The principal difference with the charter you've imposed on us, as we've explained time and again, is that we do not think it wise to set up constituencies as purely self-regarding silos that compete against each other for council seats, recognition and influence, and thereby spend their time fighting and jockeying for position rather than working together to advance noncommercial public interest perspectives in ICANN. We think it is better for constituencies to collaborate in an integrated community. Hence, we did not think it sensible to hard wire council seats (which would get absurd if the number of constituencies exceeds six, as it hopefully will...we're glad you agreed on this), and instead suggested that GNSO Council Representatives be elected directly by all NCSG members in an annual SG-wide vote. To secure a council seat, a constituency on consumer protection, registrants, privacy, gender, freedom of speech or whatever else would simply have to be a vibrant group that puts forward a candidate and vision that others find persuasive. Given that noncommercial people tend to share certain broad values and priorities, I'm hard pressed to imagine that, for example, a solid consumer constituency that actually comprises noncommercial actors and advocates for the public interest would have a hard time getting support from people who care about privacy, speech, and so on. So it'd be a matter of persuading colleagues rather than having a birthright fiefdom within which one does one's own thing and ignores everyone else.

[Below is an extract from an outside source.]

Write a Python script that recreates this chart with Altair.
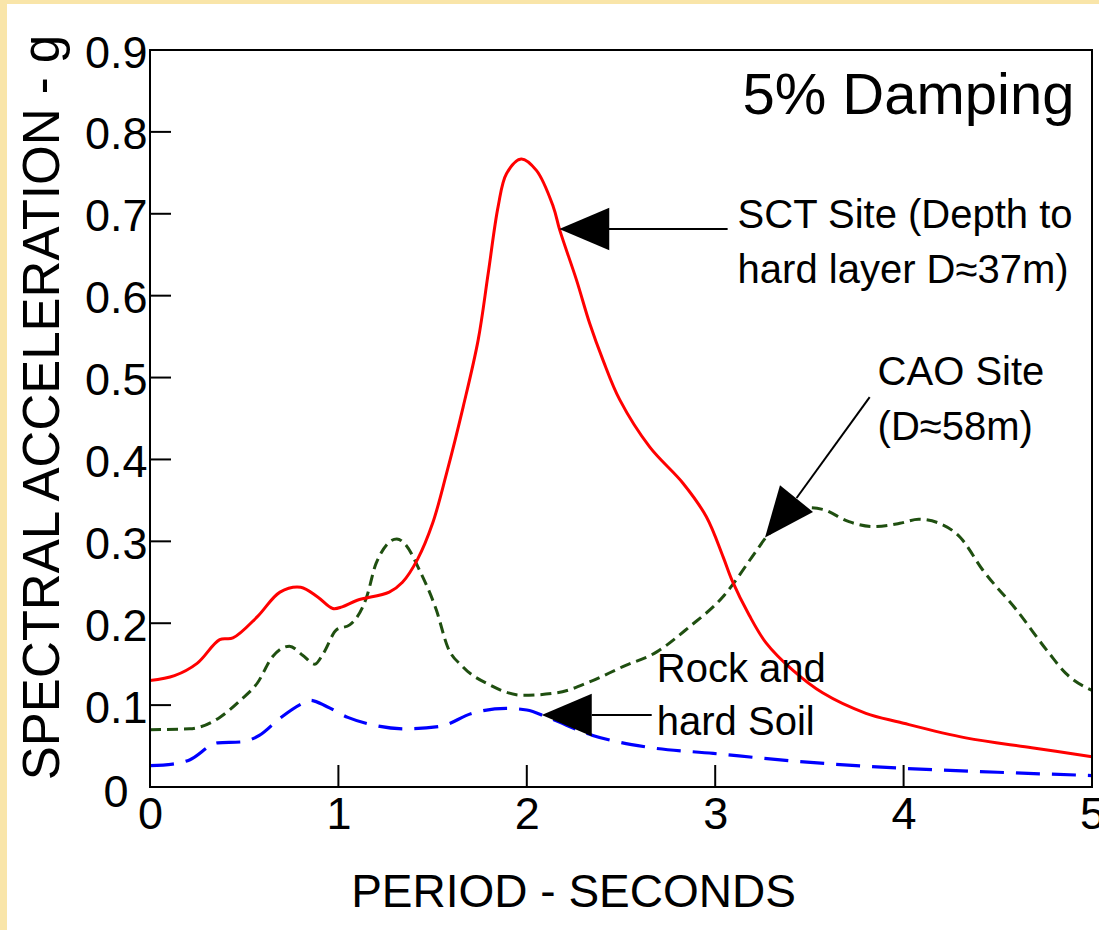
import altair as alt
import pandas as pd

# --- response spectra (period in s, spectral acceleration in g) ---
sct_period = [0, 0.13, 0.25, 0.37, 0.44, 0.57, 0.69, 0.80, 0.89, 0.97,
              1.02, 1.10, 1.27, 1.34, 1.42, 1.50, 1.574, 1.662, 1.742, 1.795,
              1.848, 1.892, 1.97, 2.051, 2.14, 2.175, 2.264, 2.334, 2.405, 2.493,
              2.653, 2.829, 2.953, 3.042, 3.09, 3.18, 3.27, 3.41, 3.57, 3.80,
              3.98, 4.33, 4.68, 5.0]
sct_sa = [0.13, 0.136, 0.151, 0.18, 0.182, 0.208, 0.238, 0.244, 0.232, 0.218,
          0.22, 0.228, 0.238, 0.25, 0.278, 0.322, 0.383, 0.464, 0.546, 0.627,
          0.709, 0.749, 0.767, 0.753, 0.709, 0.680, 0.619, 0.566, 0.521, 0.473,
          0.415, 0.371, 0.33, 0.281, 0.252, 0.210, 0.176, 0.143, 0.115, 0.09,
          0.079, 0.06, 0.048, 0.037]

cao_period = [0, 0.21, 0.37, 0.48, 0.57, 0.65, 0.74, 0.81, 0.875, 0.92,
              0.99, 1.06, 1.15, 1.20, 1.31, 1.36, 1.43, 1.52, 1.58, 1.66,
              1.80, 1.98, 2.16, 2.33, 2.51, 2.69, 2.86, 3.04, 3.22, 3.27,
              3.40, 3.50, 3.57, 3.71, 3.84, 3.98, 4.08, 4.19, 4.30, 4.42,
              4.60, 4.77, 4.86, 5.0]
cao_sa = [0.07, 0.071, 0.085, 0.106, 0.127, 0.159, 0.172, 0.161, 0.15, 0.163,
          0.192, 0.198, 0.232, 0.273, 0.303, 0.295, 0.265, 0.216, 0.171, 0.147,
          0.125, 0.112, 0.115, 0.128, 0.147, 0.165, 0.195, 0.232, 0.289, 0.305,
          0.328, 0.341, 0.339, 0.324, 0.318, 0.322, 0.327, 0.322, 0.305, 0.265,
          0.216, 0.164, 0.139, 0.118]

rock_period = [0, 0.12, 0.21, 0.36, 0.48, 0.58, 0.69, 0.80, 0.85, 0.94,
               1.05, 1.18, 1.36, 1.54, 1.71, 1.89, 2.00, 2.11, 2.35, 2.63,
               2.99, 3.45, 3.98, 4.5, 5.0]
rock_sa = [0.026, 0.028, 0.033, 0.054, 0.055, 0.063, 0.084, 0.101, 0.106, 0.098,
           0.085, 0.076, 0.071, 0.074, 0.09, 0.096, 0.094, 0.085, 0.063, 0.049,
           0.041, 0.031, 0.023, 0.018, 0.014]

# --- axis ticks ---
x_ticks = [0, 1, 2, 3, 4, 5]
y_ticks = [0, 0.1, 0.2, 0.3, 0.4, 0.5, 0.6, 0.7, 0.8, 0.9]
x_inner_ticks = [1, 2, 3, 4]
y_inner_ticks = [0.1, 0.2, 0.3, 0.4, 0.5, 0.6, 0.7, 0.8]

# --- annotations ---
label_text = ["SCT Site (Depth to", "hard layer D≈37m)", "CAO Site", "(D≈58m)",
              "Rock and", "hard Soil"]
label_x = [3.119, 3.119, 3.862, 3.862, 2.690, 2.690]
label_y = [0.683, 0.616, 0.4915, 0.4243, 0.1288, 0.0629]

arrow_x = [2.435, 2.345, 3.432]
arrow_y = [0.6813, 0.0879, 0.3529]
arrow_x2 = [3.066, 2.663, 3.820]
arrow_y2 = [0.6813, 0.0879, 0.4762]
head_x = [2.305, 2.212, 3.348]
head_y = [0.6813, 0.0879, 0.3285]
head_angle = [0, 0, 309]

FONT = "Liberation Sans"
W, H = 942, 737

x_scale = alt.Scale(domain=[0, 5], nice=False, zero=False)
y_scale = alt.Scale(domain=[0, 0.9], nice=False, zero=False)

x_axis = alt.Axis(
    values=x_ticks, format="d", domain=False, ticks=False, grid=False,
    labelFont=FONT, labelFontSize=45, labelColor="black", labelPadding=5,
    labelFlush=False, labelOverlap=False,
    title="PERIOD - SECONDS", titleFont=FONT, titleFontSize=46,
    titleFontWeight="normal", titleColor="black",
    titleX=423, titleY=119, titleAlign="center", titleBaseline="alphabetic",
    titleAnchor="start",
)
y_axis = alt.Axis(
    values=y_ticks, format=".1~f", domain=False, ticks=False, grid=False,
    labelFont=FONT, labelFontSize=45, labelColor="black",
    labelPadding={"condition": {"test": "datum.value === 0", "value": 22}, "value": 3},
    labelOffset={"condition": {"test": "datum.value === 0", "value": 5}, "value": 3},
    labelFlush=False, labelOverlap=False,
    title="SPECTRAL ACCELERATION - g", titleFont=FONT, titleFontSize=51,
    titleFontWeight="normal", titleColor="black", titleAngle=270,
    titleX=-92, titleY=357, titleAlign="center", titleBaseline="alphabetic",
    titleAnchor="start",
)


def X(field):
    return alt.X(field, type="quantitative", scale=x_scale, axis=x_axis)


def Y(field):
    return alt.Y(field, type="quantitative", scale=y_scale, axis=y_axis)


one = pd.DataFrame({"k": [0]})

# pale border strips of the page
strip_left = alt.Chart(one).mark_rect(color="#F9E5A9").encode(
    x=alt.value(-150), x2=alt.value(-143), y=alt.value(-50), y2=alt.value(H + 143))
strip_top = alt.Chart(one).mark_rect(color="#F9E5A9").encode(
    x=alt.value(-150), x2=alt.value(W + 7), y=alt.value(-50), y2=alt.value(-46))

# inward tick marks
xt = alt.Chart(pd.DataFrame({"t": x_inner_ticks})).mark_rule(
    color="black", strokeWidth=2).encode(x=X("t"), y=alt.value(H), y2=alt.value(H - 22))
yt = alt.Chart(pd.DataFrame({"t": y_inner_ticks})).mark_rule(
    color="black", strokeWidth=2).encode(y=Y("t"), x=alt.value(0), x2=alt.value(21))

sct = pd.DataFrame({"period": sct_period, "sa": sct_sa})
cao = pd.DataFrame({"period": cao_period, "sa": cao_sa})
rock = pd.DataFrame({"period": rock_period, "sa": rock_sa})

line_sct = alt.Chart(sct).mark_line(
    color="#FF0000", strokeWidth=3, interpolate="catmull-rom").encode(x=X("period"), y=Y("sa"))
line_cao = alt.Chart(cao).mark_line(
    color="#1F4F10", strokeWidth=3, strokeDash=[11, 6], interpolate="monotone").encode(
    x=X("period"), y=Y("sa"))
line_rock = alt.Chart(rock).mark_line(
    color="#0000FF", strokeWidth=3.2, strokeDash=[24, 12], interpolate="monotone").encode(
    x=X("period"), y=Y("sa"))

arrows = pd.DataFrame({"x": arrow_x, "y": arrow_y, "x2": arrow_x2, "y2": arrow_y2})
shafts = alt.Chart(arrows).mark_rule(color="black", strokeWidth=2).encode(
    x=X("x"), y=Y("y"), x2=alt.X2("x2"), y2=alt.Y2("y2"))

heads_df = pd.DataFrame({"x": head_x, "y": head_y, "angle": head_angle})
heads = alt.Chart(heads_df).mark_point(
    shape="M -1 0 L 1 -0.85 L 1 0.85 Z", filled=True, color="black", opacity=1,
    size=2500, strokeWidth=0).encode(
    x=X("x"), y=Y("y"), angle=alt.Angle("angle", scale=None))

labels_df = pd.DataFrame({"text": label_text, "x": label_x, "y": label_y})
labels = alt.Chart(labels_df).mark_text(
    font=FONT, fontSize=40, align="left", baseline="alphabetic", color="black").encode(
    x=X("x"), y=Y("y"), text="text")

damping = alt.Chart(pd.DataFrame({"text": ["5% Damping"], "x": [4.907], "y": [0.8217]})).mark_text(
    font=FONT, fontSize=58, align="right", baseline="alphabetic", color="black").encode(
    x=X("x"), y=Y("y"), text="text")

frame = alt.Chart(one).mark_rect(
    fillOpacity=0, stroke="black", strokeWidth=2).encode(
    x=alt.value(0), x2=alt.value(W), y=alt.value(0), y2=alt.value(H))

chart = alt.layer(
    strip_left, strip_top, xt, yt, line_rock, line_cao, line_sct,
    shafts, heads, labels, damping, frame,
).properties(
    width=W, height=H,
    padding={"left": 150, "top": 50, "right": 7, "bottom": 143},
    autosize=alt.AutoSizeParams(type="none"),
    background="white",
).configure_view(stroke=None)

chart.save("out.html", embed_options={"renderer": "svg", "actions": False})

We understand that questions have been raised about voting formula and whether it might make sense to put in place mechanisms to prevent the 'capture' of the council, and we've said we're open to viable suggestions on that score. Have yet to hear one. One might add that if NCUC's proposed charter had been approved and constituency formation were made as easy as we'd hoped, the NCUC itself would have ceased to exist, and those of our current 80 organizational and 87 individual members who wanted to off and form constituencies on privacy, gender, or whatever else would have done so. So there'd be no NCUC to be capturing anything in the first place. In contrast, under the SIC charter, NCUC would be nuts to disband, inter alia because it'd leave our members homeless, especially the individuals. Hard to see how that would be good for ICANN.
voting power, against the obvious concerns of who wants to build new constituencies, is the leit-motiv that has guided the whole process of the review: move the focus away from the vote, which is by its nature divisive, onto the consensus building process. New constituencies will not have the right to appoint their "own" councillors, but will have the right to participate in WGs and other policy making processes and bodies, will have support from ICANN staff and resources to self-organize, will be able to participate with their own representatives in the Executive Committee of the NCSG, etc. In simple words, what we have tried to do is to create a balance and hopefully a possible way to coexist and, in time, to collaborate, for all the different components of the wide and diverse non-commercial internet community. Somebody on this list has spoken about "reconsideration" of the Board's decision. This is surely possible. But what I would propose is to try to discuss and understand if what the SIC has proposed can work in practice, although it is not going to be perfect for anybody, before shooting it down and start all over again. This discussion is for me one of the main priorities, if not the first priority altogether, in Seoul, which as you all know will mark the end of my term as Director.
The ALAC and the NCUC are two big parts of this picture, the only organized bodies in ICANN so far (for non-commercial users), I personally think that the first step can be to have a joint discussion in Seoul. Bill's proposal of meeting in an event that is not only work, but also social, goes in this sense, methinks.
Here we agree. And I think finding common ground will be a lot easier if ALAC colleagues are not laboring under the false impression that NCUC somehow wants to prevent them or other from forming constituencies, hence the above. Our main concern has been that we first have an opportunity to work out a final, non-divisive charter with the board, after which constituency launches could begin in earnest. In contrast, launching constituencies under the SIC charter would likely lock us into that framework and engender the very fragmentation the meeting is intended to help overcome.